-- RECORDS FOR PROCESSING start --

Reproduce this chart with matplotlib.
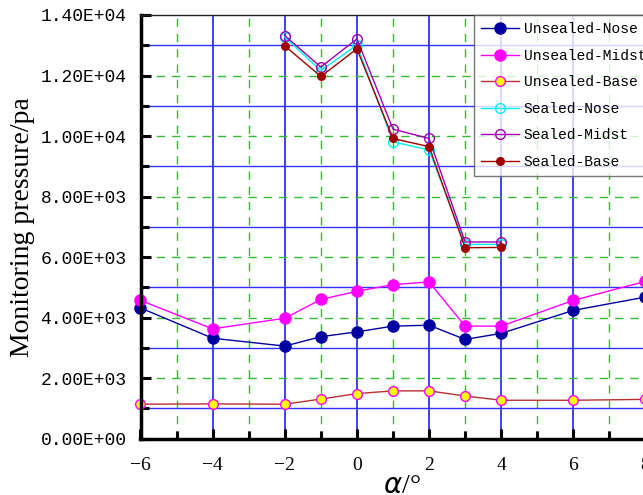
import numpy as np
import matplotlib.pyplot as plt
from matplotlib.ticker import MultipleLocator, FuncFormatter

# --- Dados ---
alpha_unsealed = [-6, -4, -2, -1, 0, 1, 2, 3, 4, 6, 8]
unsealed_nose = [4320, 3320, 3060, 3370, 3530, 3720, 3750, 3280, 3480, 4240, 4680]
unsealed_midst = [4570, 3630, 3980, 4600, 4870, 5090, 5180, 3720, 3720, 4570, 5200]
unsealed_base = [1140, 1150, 1140, 1310, 1490, 1580, 1580, 1410, 1270, 1270, 1300]

alpha_sealed = [-2, -1, 0, 1, 2, 3, 4]
sealed_nose = [13270, 12160, 13010, 9810, 9540, 6420, 6420]
sealed_midst = [13320, 12280, 13210, 10230, 9920, 6500, 6500]
sealed_base = [12980, 11970, 12880, 9920, 9650, 6310, 6320]

mono = 'Liberation Mono'
serif = 'Liberation Serif'

fig = plt.figure(figsize=(6.43, 4.95), dpi=100)
ax = fig.add_axes([140.5 / 643, 1 - 438.7 / 495, 523 / 643, 423.7 / 495])

# Grade: azul sólido nos pares (x) e ímpares (y em milhares), verde tracejado no resto
for x in range(-4, 9, 2):
    ax.axvline(x, color='#3030ff', lw=1.3, zorder=0)
for x in range(-5, 9, 2):
    ax.axvline(x, color='#33bb33', lw=1.0, ls=(0, (6, 5)), zorder=0)
for y in range(1000, 14000, 2000):
    ax.axhline(y, color='#3030ff', lw=1.0, zorder=0)
for y in range(2000, 14000, 2000):
    ax.axhline(y, color='#33bb33', lw=1.0, ls=(0, (6, 5)), zorder=0)

ax.plot(alpha_unsealed, unsealed_nose, '-o', color='#0000a0', ms=8, lw=1.0,
        label='Unsealed-Nose', clip_on=False)
ax.plot(alpha_unsealed, unsealed_midst, '-o', color='#ff00ff', ms=8, lw=1.0,
        label='Unsealed-Midst', clip_on=False)
ax.plot(alpha_unsealed, unsealed_base, '-o', color='#b83030', mfc='#ffff00',
        mec='#ff00ff', ms=7, lw=1.0, label='Unsealed-Base', clip_on=False)
ax.plot(alpha_sealed, sealed_nose, '-o', color='#00f0f0', mfc='none', ms=7,
        lw=1.0, label='Sealed-Nose')
ax.plot(alpha_sealed, sealed_midst, '-o', color='#a000b0', mfc='none', ms=7,
        lw=1.0, label='Sealed-Midst')
ax.plot(alpha_sealed, sealed_base, '-o', color='#a00000', ms=5.5, lw=1.0,
        label='Sealed-Base')

ax.set_xlim(-6, 8.5)
ax.set_ylim(0, 14000)
ax.xaxis.set_major_locator(MultipleLocator(2))
ax.xaxis.set_minor_locator(MultipleLocator(1))
ax.yaxis.set_major_locator(MultipleLocator(2000))
ax.yaxis.set_minor_locator(MultipleLocator(1000))
ax.yaxis.set_major_formatter(FuncFormatter(lambda v, p: f'{v:.2E}'))
ax.xaxis.set_major_formatter(FuncFormatter(lambda v, p: f'{int(v)}'.replace('-', '\u2212')))

ax.tick_params(which='both', direction='in', width=2.2, color='black')
ax.tick_params(which='major', length=7, pad=10)
ax.tick_params(which='minor', length=6)
ax.tick_params(axis='y', labelsize=13)
ax.tick_params(axis='x', labelsize=14, pad=13)
for lbl in ax.get_yticklabels():
    lbl.set_family(mono)
for lbl in ax.get_xticklabels():
    lbl.set_family(serif)

ax.spines['left'].set_linewidth(2.5)
ax.spines['bottom'].set_linewidth(2.5)
ax.spines['top'].set_linewidth(1.0)
ax.spines['top'].set_color('#222222')
ax.spines['right'].set_visible(False)

ax.set_ylabel('Monitoring pressure/pa', fontsize=20, family=serif, labelpad=4)
ax.set_xlabel(r'$\alpha$/°', fontsize=20, family=serif, labelpad=0)

leg = fig.legend(loc='upper left', bbox_to_anchor=(474 / 643, 1 - 15 / 495),
                 borderaxespad=0, prop={'family': mono, 'size': 10.5},
                 frameon=True, fancybox=False, edgecolor='#555555',
                 handlelength=2.6, labelspacing=0.86, borderpad=0.5,
                 handletextpad=0.3)
leg.get_frame().set_linewidth(1.0)

fig.savefig('out.png', dpi=100)
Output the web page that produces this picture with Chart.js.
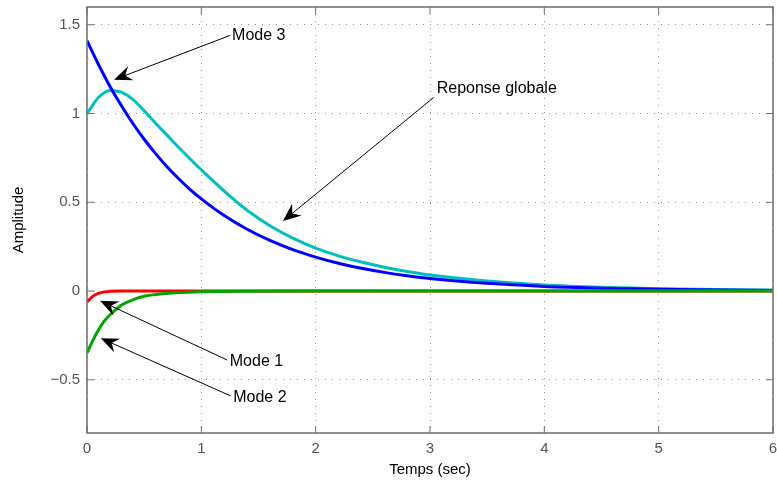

-- RECORDS FOR PROCESSING end --

WHAT IS BEING ASKED:
Return all of the entries exactly as written, but drop any pictures they hold.

ANSWER:
Reproduce this chart with matplotlib.
import numpy as np
import matplotlib.pyplot as plt
from matplotlib.ticker import MultipleLocator, FuncFormatter

# --- Dados ---
alpha_unsealed = [-6, -4, -2, -1, 0, 1, 2, 3, 4, 6, 8]
unsealed_nose = [4320, 3320, 3060, 3370, 3530, 3720, 3750, 3280, 3480, 4240, 4680]
unsealed_midst = [4570, 3630, 3980, 4600, 4870, 5090, 5180, 3720, 3720, 4570, 5200]
unsealed_base = [1140, 1150, 1140, 1310, 1490, 1580, 1580, 1410, 1270, 1270, 1300]

alpha_sealed = [-2, -1, 0, 1, 2, 3, 4]
sealed_nose = [13270, 12160, 13010, 9810, 9540, 6420, 6420]
sealed_midst = [13320, 12280, 13210, 10230, 9920, 6500, 6500]
sealed_base = [12980, 11970, 12880, 9920, 9650, 6310, 6320]

mono = 'Liberation Mono'
serif = 'Liberation Serif'

fig = plt.figure(figsize=(6.43, 4.95), dpi=100)
ax = fig.add_axes([140.5 / 643, 1 - 438.7 / 495, 523 / 643, 423.7 / 495])

# Grade: azul sólido nos pares (x) e ímpares (y em milhares), verde tracejado no resto
for x in range(-4, 9, 2):
    ax.axvline(x, color='#3030ff', lw=1.3, zorder=0)
for x in range(-5, 9, 2):
    ax.axvline(x, color='#33bb33', lw=1.0, ls=(0, (6, 5)), zorder=0)
for y in range(1000, 14000, 2000):
    ax.axhline(y, color='#3030ff', lw=1.0, zorder=0)
for y in range(2000, 14000, 2000):
    ax.axhline(y, color='#33bb33', lw=1.0, ls=(0, (6, 5)), zorder=0)

ax.plot(alpha_unsealed, unsealed_nose, '-o', color='#0000a0', ms=8, lw=1.0,
        label='Unsealed-Nose', clip_on=False)
ax.plot(alpha_unsealed, unsealed_midst, '-o', color='#ff00ff', ms=8, lw=1.0,
        label='Unsealed-Midst', clip_on=False)
ax.plot(alpha_unsealed, unsealed_base, '-o', color='#b83030', mfc='#ffff00',
        mec='#ff00ff', ms=7, lw=1.0, label='Unsealed-Base', clip_on=False)
ax.plot(alpha_sealed, sealed_nose, '-o', color='#00f0f0', mfc='none', ms=7,
        lw=1.0, label='Sealed-Nose')
ax.plot(alpha_sealed, sealed_midst, '-o', color='#a000b0', mfc='none', ms=7,
        lw=1.0, label='Sealed-Midst')
ax.plot(alpha_sealed, sealed_base, '-o', color='#a00000', ms=5.5, lw=1.0,
        label='Sealed-Base')

ax.set_xlim(-6, 8.5)
ax.set_ylim(0, 14000)
ax.xaxis.set_major_locator(MultipleLocator(2))
ax.xaxis.set_minor_locator(MultipleLocator(1))
ax.yaxis.set_major_locator(MultipleLocator(2000))
ax.yaxis.set_minor_locator(MultipleLocator(1000))
ax.yaxis.set_major_formatter(FuncFormatter(lambda v, p: f'{v:.2E}'))
ax.xaxis.set_major_formatter(FuncFormatter(lambda v, p: f'{int(v)}'.replace('-', '\u2212')))

ax.tick_params(which='both', direction='in', width=2.2, color='black')
ax.tick_params(which='major', length=7, pad=10)
ax.tick_params(which='minor', length=6)
ax.tick_params(axis='y', labelsize=13)
ax.tick_params(axis='x', labelsize=14, pad=13)
for lbl in ax.get_yticklabels():
    lbl.set_family(mono)
for lbl in ax.get_xticklabels():
    lbl.set_family(serif)

ax.spines['left'].set_linewidth(2.5)
ax.spines['bottom'].set_linewidth(2.5)
ax.spines['top'].set_linewidth(1.0)
ax.spines['top'].set_color('#222222')
ax.spines['right'].set_visible(False)

ax.set_ylabel('Monitoring pressure/pa', fontsize=20, family=serif, labelpad=4)
ax.set_xlabel(r'$\alpha$/°', fontsize=20, family=serif, labelpad=0)

leg = fig.legend(loc='upper left', bbox_to_anchor=(474 / 643, 1 - 15 / 495),
                 borderaxespad=0, prop={'family': mono, 'size': 10.5},
                 frameon=True, fancybox=False, edgecolor='#555555',
                 handlelength=2.6, labelspacing=0.86, borderpad=0.5,
                 handletextpad=0.3)
leg.get_frame().set_linewidth(1.0)

fig.savefig('out.png', dpi=100)
Output the web page that produces this picture with Chart.js.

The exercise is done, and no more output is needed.